Given information
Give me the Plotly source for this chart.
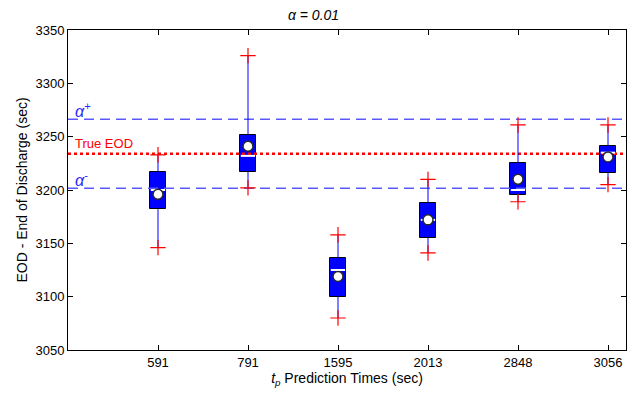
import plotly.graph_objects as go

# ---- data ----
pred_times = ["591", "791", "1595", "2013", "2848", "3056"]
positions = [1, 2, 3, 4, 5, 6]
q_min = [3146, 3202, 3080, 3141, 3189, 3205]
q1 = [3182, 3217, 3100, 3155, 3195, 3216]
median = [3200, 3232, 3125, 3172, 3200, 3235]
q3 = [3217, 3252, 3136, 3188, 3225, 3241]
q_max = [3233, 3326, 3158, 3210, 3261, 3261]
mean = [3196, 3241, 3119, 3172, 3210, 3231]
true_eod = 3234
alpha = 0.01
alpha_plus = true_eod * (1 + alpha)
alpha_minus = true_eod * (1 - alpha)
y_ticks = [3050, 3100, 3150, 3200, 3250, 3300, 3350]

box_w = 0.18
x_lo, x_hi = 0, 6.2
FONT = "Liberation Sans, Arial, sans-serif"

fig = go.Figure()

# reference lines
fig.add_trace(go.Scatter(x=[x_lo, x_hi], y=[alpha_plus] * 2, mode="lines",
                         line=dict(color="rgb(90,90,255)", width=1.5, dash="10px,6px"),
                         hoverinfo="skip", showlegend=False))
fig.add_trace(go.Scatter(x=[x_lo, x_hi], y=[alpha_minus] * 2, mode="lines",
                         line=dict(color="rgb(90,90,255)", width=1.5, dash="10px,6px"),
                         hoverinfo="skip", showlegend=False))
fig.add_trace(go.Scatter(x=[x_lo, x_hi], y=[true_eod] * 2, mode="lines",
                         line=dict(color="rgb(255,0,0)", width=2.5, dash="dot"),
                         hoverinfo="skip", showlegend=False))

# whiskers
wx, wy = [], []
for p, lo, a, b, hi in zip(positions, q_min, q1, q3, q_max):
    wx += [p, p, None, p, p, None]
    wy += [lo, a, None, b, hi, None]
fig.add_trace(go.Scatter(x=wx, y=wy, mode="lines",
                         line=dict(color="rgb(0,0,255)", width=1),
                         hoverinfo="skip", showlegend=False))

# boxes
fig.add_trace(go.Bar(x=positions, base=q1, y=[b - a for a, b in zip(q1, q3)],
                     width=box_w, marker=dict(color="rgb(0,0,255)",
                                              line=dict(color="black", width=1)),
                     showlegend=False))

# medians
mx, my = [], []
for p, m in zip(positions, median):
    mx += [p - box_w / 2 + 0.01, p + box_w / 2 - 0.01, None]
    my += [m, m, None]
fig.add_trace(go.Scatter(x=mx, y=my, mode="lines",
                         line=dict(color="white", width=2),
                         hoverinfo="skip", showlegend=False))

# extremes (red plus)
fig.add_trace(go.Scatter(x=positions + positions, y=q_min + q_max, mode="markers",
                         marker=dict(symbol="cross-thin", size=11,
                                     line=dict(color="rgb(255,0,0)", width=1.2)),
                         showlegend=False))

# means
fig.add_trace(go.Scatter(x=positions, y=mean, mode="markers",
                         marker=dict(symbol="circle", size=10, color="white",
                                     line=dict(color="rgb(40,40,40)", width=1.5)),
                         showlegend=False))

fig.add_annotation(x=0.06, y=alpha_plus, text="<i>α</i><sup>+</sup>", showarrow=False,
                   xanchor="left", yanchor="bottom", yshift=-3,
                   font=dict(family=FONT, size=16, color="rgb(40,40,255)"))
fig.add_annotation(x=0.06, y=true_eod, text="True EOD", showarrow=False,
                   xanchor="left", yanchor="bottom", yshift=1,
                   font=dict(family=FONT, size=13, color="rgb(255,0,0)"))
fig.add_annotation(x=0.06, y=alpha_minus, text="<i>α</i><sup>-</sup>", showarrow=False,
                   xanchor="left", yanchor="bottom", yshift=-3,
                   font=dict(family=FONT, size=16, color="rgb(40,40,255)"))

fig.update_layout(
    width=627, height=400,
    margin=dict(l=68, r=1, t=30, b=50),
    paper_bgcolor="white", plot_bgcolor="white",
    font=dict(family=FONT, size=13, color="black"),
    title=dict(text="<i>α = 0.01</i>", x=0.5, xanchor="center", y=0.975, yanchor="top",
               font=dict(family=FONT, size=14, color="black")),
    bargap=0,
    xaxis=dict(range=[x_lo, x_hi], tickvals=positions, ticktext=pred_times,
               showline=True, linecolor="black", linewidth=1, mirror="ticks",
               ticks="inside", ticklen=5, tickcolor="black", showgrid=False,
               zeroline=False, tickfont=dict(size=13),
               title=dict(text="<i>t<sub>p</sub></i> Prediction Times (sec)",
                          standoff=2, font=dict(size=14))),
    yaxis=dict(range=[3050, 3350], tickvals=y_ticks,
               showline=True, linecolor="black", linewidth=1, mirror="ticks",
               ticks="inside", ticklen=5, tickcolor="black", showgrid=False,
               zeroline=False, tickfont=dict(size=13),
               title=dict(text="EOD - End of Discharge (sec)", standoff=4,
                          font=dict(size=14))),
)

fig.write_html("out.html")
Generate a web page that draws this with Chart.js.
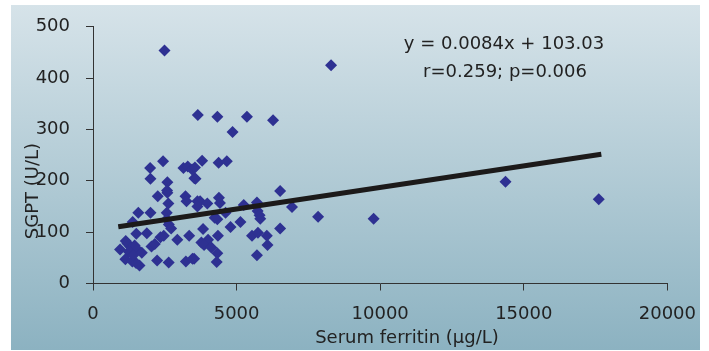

Problem description
Print every record above exactly as written, leaving out the pictures.

Written solution
Give me the Plotly source for this chart.
import plotly.graph_objects as go

# ---- data ----
pred_times = ["591", "791", "1595", "2013", "2848", "3056"]
positions = [1, 2, 3, 4, 5, 6]
q_min = [3146, 3202, 3080, 3141, 3189, 3205]
q1 = [3182, 3217, 3100, 3155, 3195, 3216]
median = [3200, 3232, 3125, 3172, 3200, 3235]
q3 = [3217, 3252, 3136, 3188, 3225, 3241]
q_max = [3233, 3326, 3158, 3210, 3261, 3261]
mean = [3196, 3241, 3119, 3172, 3210, 3231]
true_eod = 3234
alpha = 0.01
alpha_plus = true_eod * (1 + alpha)
alpha_minus = true_eod * (1 - alpha)
y_ticks = [3050, 3100, 3150, 3200, 3250, 3300, 3350]

box_w = 0.18
x_lo, x_hi = 0, 6.2
FONT = "Liberation Sans, Arial, sans-serif"

fig = go.Figure()

# reference lines
fig.add_trace(go.Scatter(x=[x_lo, x_hi], y=[alpha_plus] * 2, mode="lines",
                         line=dict(color="rgb(90,90,255)", width=1.5, dash="10px,6px"),
                         hoverinfo="skip", showlegend=False))
fig.add_trace(go.Scatter(x=[x_lo, x_hi], y=[alpha_minus] * 2, mode="lines",
                         line=dict(color="rgb(90,90,255)", width=1.5, dash="10px,6px"),
                         hoverinfo="skip", showlegend=False))
fig.add_trace(go.Scatter(x=[x_lo, x_hi], y=[true_eod] * 2, mode="lines",
                         line=dict(color="rgb(255,0,0)", width=2.5, dash="dot"),
                         hoverinfo="skip", showlegend=False))

# whiskers
wx, wy = [], []
for p, lo, a, b, hi in zip(positions, q_min, q1, q3, q_max):
    wx += [p, p, None, p, p, None]
    wy += [lo, a, None, b, hi, None]
fig.add_trace(go.Scatter(x=wx, y=wy, mode="lines",
                         line=dict(color="rgb(0,0,255)", width=1),
                         hoverinfo="skip", showlegend=False))

# boxes
fig.add_trace(go.Bar(x=positions, base=q1, y=[b - a for a, b in zip(q1, q3)],
                     width=box_w, marker=dict(color="rgb(0,0,255)",
                                              line=dict(color="black", width=1)),
                     showlegend=False))

# medians
mx, my = [], []
for p, m in zip(positions, median):
    mx += [p - box_w / 2 + 0.01, p + box_w / 2 - 0.01, None]
    my += [m, m, None]
fig.add_trace(go.Scatter(x=mx, y=my, mode="lines",
                         line=dict(color="white", width=2),
                         hoverinfo="skip", showlegend=False))

# extremes (red plus)
fig.add_trace(go.Scatter(x=positions + positions, y=q_min + q_max, mode="markers",
                         marker=dict(symbol="cross-thin", size=11,
                                     line=dict(color="rgb(255,0,0)", width=1.2)),
                         showlegend=False))

# means
fig.add_trace(go.Scatter(x=positions, y=mean, mode="markers",
                         marker=dict(symbol="circle", size=10, color="white",
                                     line=dict(color="rgb(40,40,40)", width=1.5)),
                         showlegend=False))

fig.add_annotation(x=0.06, y=alpha_plus, text="<i>α</i><sup>+</sup>", showarrow=False,
                   xanchor="left", yanchor="bottom", yshift=-3,
                   font=dict(family=FONT, size=16, color="rgb(40,40,255)"))
fig.add_annotation(x=0.06, y=true_eod, text="True EOD", showarrow=False,
                   xanchor="left", yanchor="bottom", yshift=1,
                   font=dict(family=FONT, size=13, color="rgb(255,0,0)"))
fig.add_annotation(x=0.06, y=alpha_minus, text="<i>α</i><sup>-</sup>", showarrow=False,
                   xanchor="left", yanchor="bottom", yshift=-3,
                   font=dict(family=FONT, size=16, color="rgb(40,40,255)"))

fig.update_layout(
    width=627, height=400,
    margin=dict(l=68, r=1, t=30, b=50),
    paper_bgcolor="white", plot_bgcolor="white",
    font=dict(family=FONT, size=13, color="black"),
    title=dict(text="<i>α = 0.01</i>", x=0.5, xanchor="center", y=0.975, yanchor="top",
               font=dict(family=FONT, size=14, color="black")),
    bargap=0,
    xaxis=dict(range=[x_lo, x_hi], tickvals=positions, ticktext=pred_times,
               showline=True, linecolor="black", linewidth=1, mirror="ticks",
               ticks="inside", ticklen=5, tickcolor="black", showgrid=False,
               zeroline=False, tickfont=dict(size=13),
               title=dict(text="<i>t<sub>p</sub></i> Prediction Times (sec)",
                          standoff=2, font=dict(size=14))),
    yaxis=dict(range=[3050, 3350], tickvals=y_ticks,
               showline=True, linecolor="black", linewidth=1, mirror="ticks",
               ticks="inside", ticklen=5, tickcolor="black", showgrid=False,
               zeroline=False, tickfont=dict(size=13),
               title=dict(text="EOD - End of Discharge (sec)", standoff=4,
                          font=dict(size=14))),
)

fig.write_html("out.html")
Generate a web page that draws this with Chart.js.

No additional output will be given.